Sudah lama kita tahu bahwa sampah sesungguhnya bernilai ekonomi. Namun, jika nilai ekonomi dikedepankan, maka kondisinya ya seperti sekarang ini. Sampah tidak berkurang, justru bertambah. 

Sebab, jika keekonomian sampah dikedepankan, maka secara proses pasti ada hambatannya. Sebagaimana bisnis, apabila sesuatu barang tidak menguntungkan, maka bisnis itu akan ditinggalkan. Begitu juga dengan sampah, jika nilai ekonomi yang dikedepankan.

Karena itu, edukasi dan penyadaran mengenai lingkungan agar pengelolaan sampah berjalan baik harus ada di depan. Setelah kesadaran mengelola sampah di setiap rumah tangga dan pribadi sudah ada, maka secara ekonomi sampah sudah bisa dieksekusi dengan metode bisnis. 

Saat sampah sudah bisa dikelola dengan metode bisnis, maka saat itulah Kementerian Koperasi dan UKM harus hadir. Supaya "jutaan peluang" ekonomi dari sampah bisa diakses oleh seluas-luasnya masyarakat Indonesia. 

Sampah tidak seperti bahan baku bisnis lainnya. Sampah sebagai bahan baku sangat terjamin keberlanjutannya. Yang penting tantangan pemilahan dan pengumpulan dapat dihadapi dengan sukses.

Syukurlah Kementerian Koperasi dan UKM sudah memprogram Primer Koperasi Pengelola Sampah (PKPS) meski belum digalakkan. Namun, PKPS akan menjadi wadah pengelolaan bisnis sampah yang berdasar gotong royong sebagaimana konsep sampah yang harus dikerjakan secara gotong royong pula.

Kementerian Perindustrian

Kehadiran Kementerian Perindustrian diperlukan setelah sampah dapat dikelola secara bisnis. Kementerian Perindustrian harus mengatur agar industri hulu mau menggunakan bahan baku daur ulang. Perusahaan atau industri yang menggunakan bahan baku daur ulang kemudian diberi insentif yang sesuai sebagai hadiah. 

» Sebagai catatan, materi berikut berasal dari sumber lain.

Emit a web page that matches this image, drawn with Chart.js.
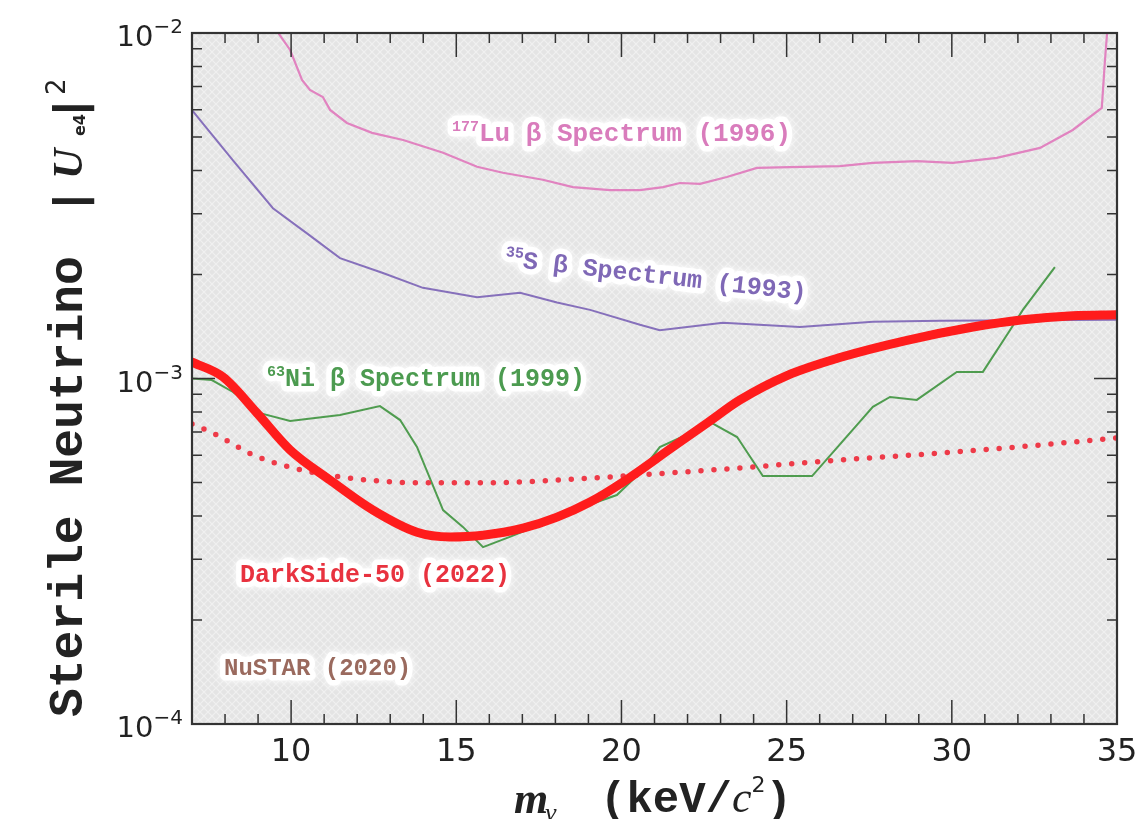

Di sisi lain, Kementerian Perindustrian juga harus mewajibkan semua industri bertanggung jawab pada produknya agar tidak berdampak buruk bagi lingkungan. Dan untuk itu perusahaan yang melakukannya harus juga diberi insentif.

Jangan seperti yang terjadi saat ini. Ketika Kementerian LHK membuat kampanye dan kebijakan pelarangan kantong plastik dan plastik sekali pakai (PSP). 

Hal itu tidak sejalan dengan Kementerian Perindustrian yang justru mendorong industri dan peningkatan konsumsi plastik di Indonesia hingga 50 kg per kapita. Sementara saat ini konsumsi plastik per kapita di Indonesia baru mencapai 9 kg saja berdasarkan laporan Minderoo Foundation.

Peta jalan pengurangan sampah oleh produsen mestinya juga menjadi domain Kementerian Perindustrian secara teknis. 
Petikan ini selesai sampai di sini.